Set all the material down again unchanged, without the pictures.

· · · ·

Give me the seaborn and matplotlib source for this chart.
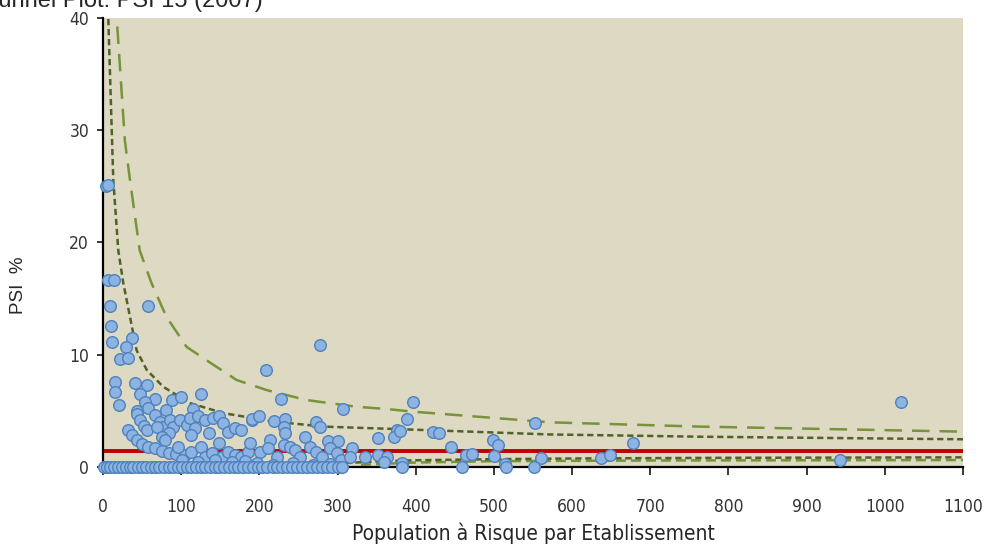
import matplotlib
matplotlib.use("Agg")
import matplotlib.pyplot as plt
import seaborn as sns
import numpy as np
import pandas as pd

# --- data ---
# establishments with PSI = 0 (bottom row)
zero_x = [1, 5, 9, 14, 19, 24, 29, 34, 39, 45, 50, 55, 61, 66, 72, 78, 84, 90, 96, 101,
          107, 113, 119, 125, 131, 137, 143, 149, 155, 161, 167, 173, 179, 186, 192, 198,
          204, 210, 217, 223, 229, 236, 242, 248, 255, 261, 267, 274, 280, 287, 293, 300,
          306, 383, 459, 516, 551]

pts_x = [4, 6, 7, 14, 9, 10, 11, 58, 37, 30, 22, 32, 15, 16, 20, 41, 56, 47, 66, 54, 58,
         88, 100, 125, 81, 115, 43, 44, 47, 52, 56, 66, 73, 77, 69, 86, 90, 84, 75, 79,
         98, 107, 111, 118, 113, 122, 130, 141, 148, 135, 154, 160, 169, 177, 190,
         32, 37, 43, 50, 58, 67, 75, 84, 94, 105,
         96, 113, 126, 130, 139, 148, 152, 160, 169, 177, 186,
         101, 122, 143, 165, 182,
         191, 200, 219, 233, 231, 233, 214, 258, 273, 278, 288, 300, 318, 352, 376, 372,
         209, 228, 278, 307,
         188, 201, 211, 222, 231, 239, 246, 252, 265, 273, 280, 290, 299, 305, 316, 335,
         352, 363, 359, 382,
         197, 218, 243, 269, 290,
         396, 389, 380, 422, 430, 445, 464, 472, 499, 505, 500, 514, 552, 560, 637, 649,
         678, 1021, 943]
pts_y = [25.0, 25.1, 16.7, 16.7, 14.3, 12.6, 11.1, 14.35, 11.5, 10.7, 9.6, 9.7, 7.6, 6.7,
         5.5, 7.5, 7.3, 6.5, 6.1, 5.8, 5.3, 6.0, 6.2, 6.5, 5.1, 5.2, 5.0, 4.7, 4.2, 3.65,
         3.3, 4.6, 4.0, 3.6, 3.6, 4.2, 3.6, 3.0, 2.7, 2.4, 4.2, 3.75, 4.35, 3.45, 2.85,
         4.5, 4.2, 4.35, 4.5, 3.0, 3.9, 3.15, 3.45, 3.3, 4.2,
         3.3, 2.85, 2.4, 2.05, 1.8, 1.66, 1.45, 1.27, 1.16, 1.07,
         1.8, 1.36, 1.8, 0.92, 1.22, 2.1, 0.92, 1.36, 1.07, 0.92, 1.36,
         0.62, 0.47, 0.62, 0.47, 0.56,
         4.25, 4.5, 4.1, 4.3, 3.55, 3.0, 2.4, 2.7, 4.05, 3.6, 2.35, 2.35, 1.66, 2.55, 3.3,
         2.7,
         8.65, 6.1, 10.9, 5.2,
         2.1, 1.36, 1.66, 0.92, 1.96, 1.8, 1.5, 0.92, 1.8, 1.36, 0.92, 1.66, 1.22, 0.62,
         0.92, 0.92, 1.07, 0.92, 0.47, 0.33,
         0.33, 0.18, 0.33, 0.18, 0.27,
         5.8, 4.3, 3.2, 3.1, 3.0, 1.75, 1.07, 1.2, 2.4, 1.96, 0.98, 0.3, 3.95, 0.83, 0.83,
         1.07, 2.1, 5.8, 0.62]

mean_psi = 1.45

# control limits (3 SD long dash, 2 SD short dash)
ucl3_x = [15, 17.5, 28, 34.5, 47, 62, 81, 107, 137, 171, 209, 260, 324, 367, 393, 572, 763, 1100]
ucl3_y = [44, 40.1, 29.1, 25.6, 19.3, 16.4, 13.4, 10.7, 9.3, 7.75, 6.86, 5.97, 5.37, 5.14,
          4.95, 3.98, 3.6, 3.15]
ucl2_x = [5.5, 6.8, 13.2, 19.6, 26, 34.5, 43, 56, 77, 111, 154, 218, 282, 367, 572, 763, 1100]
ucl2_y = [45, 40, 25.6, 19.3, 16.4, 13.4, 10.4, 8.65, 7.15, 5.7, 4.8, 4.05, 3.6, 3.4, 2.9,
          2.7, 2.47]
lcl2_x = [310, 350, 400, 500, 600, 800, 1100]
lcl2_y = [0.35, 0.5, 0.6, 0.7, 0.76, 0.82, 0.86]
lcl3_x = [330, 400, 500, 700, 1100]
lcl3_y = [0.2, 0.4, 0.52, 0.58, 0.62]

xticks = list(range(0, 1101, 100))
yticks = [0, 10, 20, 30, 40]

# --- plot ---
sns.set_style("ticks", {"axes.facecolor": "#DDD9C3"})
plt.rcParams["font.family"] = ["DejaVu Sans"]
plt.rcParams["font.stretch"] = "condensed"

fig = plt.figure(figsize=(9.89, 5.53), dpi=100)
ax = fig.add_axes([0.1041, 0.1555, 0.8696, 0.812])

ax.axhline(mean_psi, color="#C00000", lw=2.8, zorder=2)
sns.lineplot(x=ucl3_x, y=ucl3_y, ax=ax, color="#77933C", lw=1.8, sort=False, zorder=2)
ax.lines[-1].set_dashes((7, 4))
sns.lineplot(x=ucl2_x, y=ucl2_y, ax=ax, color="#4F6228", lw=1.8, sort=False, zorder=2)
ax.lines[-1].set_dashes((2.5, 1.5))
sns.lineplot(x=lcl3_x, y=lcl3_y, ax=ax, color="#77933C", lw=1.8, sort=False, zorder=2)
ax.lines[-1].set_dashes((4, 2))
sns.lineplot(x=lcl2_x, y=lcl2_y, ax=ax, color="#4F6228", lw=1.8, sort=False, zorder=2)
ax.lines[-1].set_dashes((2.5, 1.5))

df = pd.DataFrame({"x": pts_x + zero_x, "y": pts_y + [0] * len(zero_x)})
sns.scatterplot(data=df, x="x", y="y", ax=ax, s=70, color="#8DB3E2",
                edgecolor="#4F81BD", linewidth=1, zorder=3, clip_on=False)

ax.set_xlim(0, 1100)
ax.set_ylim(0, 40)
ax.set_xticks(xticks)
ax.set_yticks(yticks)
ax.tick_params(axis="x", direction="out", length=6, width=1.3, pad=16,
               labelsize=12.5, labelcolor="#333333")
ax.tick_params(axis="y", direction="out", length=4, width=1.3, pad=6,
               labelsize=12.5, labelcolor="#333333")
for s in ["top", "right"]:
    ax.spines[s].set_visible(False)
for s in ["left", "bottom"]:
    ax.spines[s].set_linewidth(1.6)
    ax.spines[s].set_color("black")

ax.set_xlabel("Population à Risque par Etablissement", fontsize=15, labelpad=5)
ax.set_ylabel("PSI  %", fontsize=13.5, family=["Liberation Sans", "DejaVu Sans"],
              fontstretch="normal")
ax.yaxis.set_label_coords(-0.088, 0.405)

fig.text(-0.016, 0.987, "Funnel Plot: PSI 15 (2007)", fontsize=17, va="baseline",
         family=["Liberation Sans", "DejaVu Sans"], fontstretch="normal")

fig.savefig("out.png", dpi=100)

· · · ·

• Output for this exercise:
Give me the seaborn and matplotlib source for this chart.
import matplotlib
matplotlib.use("Agg")
import matplotlib.pyplot as plt
import seaborn as sns
import numpy as np
import pandas as pd

# --- data ---
# establishments with PSI = 0 (bottom row)
zero_x = [1, 5, 9, 14, 19, 24, 29, 34, 39, 45, 50, 55, 61, 66, 72, 78, 84, 90, 96, 101,
          107, 113, 119, 125, 131, 137, 143, 149, 155, 161, 167, 173, 179, 186, 192, 198,
          204, 210, 217, 223, 229, 236, 242, 248, 255, 261, 267, 274, 280, 287, 293, 300,
          306, 383, 459, 516, 551]

pts_x = [4, 6, 7, 14, 9, 10, 11, 58, 37, 30, 22, 32, 15, 16, 20, 41, 56, 47, 66, 54, 58,
         88, 100, 125, 81, 115, 43, 44, 47, 52, 56, 66, 73, 77, 69, 86, 90, 84, 75, 79,
         98, 107, 111, 118, 113, 122, 130, 141, 148, 135, 154, 160, 169, 177, 190,
         32, 37, 43, 50, 58, 67, 75, 84, 94, 105,
         96, 113, 126, 130, 139, 148, 152, 160, 169, 177, 186,
         101, 122, 143, 165, 182,
         191, 200, 219, 233, 231, 233, 214, 258, 273, 278, 288, 300, 318, 352, 376, 372,
         209, 228, 278, 307,
         188, 201, 211, 222, 231, 239, 246, 252, 265, 273, 280, 290, 299, 305, 316, 335,
         352, 363, 359, 382,
         197, 218, 243, 269, 290,
         396, 389, 380, 422, 430, 445, 464, 472, 499, 505, 500, 514, 552, 560, 637, 649,
         678, 1021, 943]
pts_y = [25.0, 25.1, 16.7, 16.7, 14.3, 12.6, 11.1, 14.35, 11.5, 10.7, 9.6, 9.7, 7.6, 6.7,
         5.5, 7.5, 7.3, 6.5, 6.1, 5.8, 5.3, 6.0, 6.2, 6.5, 5.1, 5.2, 5.0, 4.7, 4.2, 3.65,
         3.3, 4.6, 4.0, 3.6, 3.6, 4.2, 3.6, 3.0, 2.7, 2.4, 4.2, 3.75, 4.35, 3.45, 2.85,
         4.5, 4.2, 4.35, 4.5, 3.0, 3.9, 3.15, 3.45, 3.3, 4.2,
         3.3, 2.85, 2.4, 2.05, 1.8, 1.66, 1.45, 1.27, 1.16, 1.07,
         1.8, 1.36, 1.8, 0.92, 1.22, 2.1, 0.92, 1.36, 1.07, 0.92, 1.36,
         0.62, 0.47, 0.62, 0.47, 0.56,
         4.25, 4.5, 4.1, 4.3, 3.55, 3.0, 2.4, 2.7, 4.05, 3.6, 2.35, 2.35, 1.66, 2.55, 3.3,
         2.7,
         8.65, 6.1, 10.9, 5.2,
         2.1, 1.36, 1.66, 0.92, 1.96, 1.8, 1.5, 0.92, 1.8, 1.36, 0.92, 1.66, 1.22, 0.62,
         0.92, 0.92, 1.07, 0.92, 0.47, 0.33,
         0.33, 0.18, 0.33, 0.18, 0.27,
         5.8, 4.3, 3.2, 3.1, 3.0, 1.75, 1.07, 1.2, 2.4, 1.96, 0.98, 0.3, 3.95, 0.83, 0.83,
         1.07, 2.1, 5.8, 0.62]

mean_psi = 1.45

# control limits (3 SD long dash, 2 SD short dash)
ucl3_x = [15, 17.5, 28, 34.5, 47, 62, 81, 107, 137, 171, 209, 260, 324, 367, 393, 572, 763, 1100]
ucl3_y = [44, 40.1, 29.1, 25.6, 19.3, 16.4, 13.4, 10.7, 9.3, 7.75, 6.86, 5.97, 5.37, 5.14,
          4.95, 3.98, 3.6, 3.15]
ucl2_x = [5.5, 6.8, 13.2, 19.6, 26, 34.5, 43, 56, 77, 111, 154, 218, 282, 367, 572, 763, 1100]
ucl2_y = [45, 40, 25.6, 19.3, 16.4, 13.4, 10.4, 8.65, 7.15, 5.7, 4.8, 4.05, 3.6, 3.4, 2.9,
          2.7, 2.47]
lcl2_x = [310, 350, 400, 500, 600, 800, 1100]
lcl2_y = [0.35, 0.5, 0.6, 0.7, 0.76, 0.82, 0.86]
lcl3_x = [330, 400, 500, 700, 1100]
lcl3_y = [0.2, 0.4, 0.52, 0.58, 0.62]

xticks = list(range(0, 1101, 100))
yticks = [0, 10, 20, 30, 40]

# --- plot ---
sns.set_style("ticks", {"axes.facecolor": "#DDD9C3"})
plt.rcParams["font.family"] = ["DejaVu Sans"]
plt.rcParams["font.stretch"] = "condensed"

fig = plt.figure(figsize=(9.89, 5.53), dpi=100)
ax = fig.add_axes([0.1041, 0.1555, 0.8696, 0.812])

ax.axhline(mean_psi, color="#C00000", lw=2.8, zorder=2)
sns.lineplot(x=ucl3_x, y=ucl3_y, ax=ax, color="#77933C", lw=1.8, sort=False, zorder=2)
ax.lines[-1].set_dashes((7, 4))
sns.lineplot(x=ucl2_x, y=ucl2_y, ax=ax, color="#4F6228", lw=1.8, sort=False, zorder=2)
ax.lines[-1].set_dashes((2.5, 1.5))
sns.lineplot(x=lcl3_x, y=lcl3_y, ax=ax, color="#77933C", lw=1.8, sort=False, zorder=2)
ax.lines[-1].set_dashes((4, 2))
sns.lineplot(x=lcl2_x, y=lcl2_y, ax=ax, color="#4F6228", lw=1.8, sort=False, zorder=2)
ax.lines[-1].set_dashes((2.5, 1.5))

df = pd.DataFrame({"x": pts_x + zero_x, "y": pts_y + [0] * len(zero_x)})
sns.scatterplot(data=df, x="x", y="y", ax=ax, s=70, color="#8DB3E2",
                edgecolor="#4F81BD", linewidth=1, zorder=3, clip_on=False)

ax.set_xlim(0, 1100)
ax.set_ylim(0, 40)
ax.set_xticks(xticks)
ax.set_yticks(yticks)
ax.tick_params(axis="x", direction="out", length=6, width=1.3, pad=16,
               labelsize=12.5, labelcolor="#333333")
ax.tick_params(axis="y", direction="out", length=4, width=1.3, pad=6,
               labelsize=12.5, labelcolor="#333333")
for s in ["top", "right"]:
    ax.spines[s].set_visible(False)
for s in ["left", "bottom"]:
    ax.spines[s].set_linewidth(1.6)
    ax.spines[s].set_color("black")

ax.set_xlabel("Population à Risque par Etablissement", fontsize=15, labelpad=5)
ax.set_ylabel("PSI  %", fontsize=13.5, family=["Liberation Sans", "DejaVu Sans"],
              fontstretch="normal")
ax.yaxis.set_label_coords(-0.088, 0.405)

fig.text(-0.016, 0.987, "Funnel Plot: PSI 15 (2007)", fontsize=17, va="baseline",
         family=["Liberation Sans", "DejaVu Sans"], fontstretch="normal")

fig.savefig("out.png", dpi=100)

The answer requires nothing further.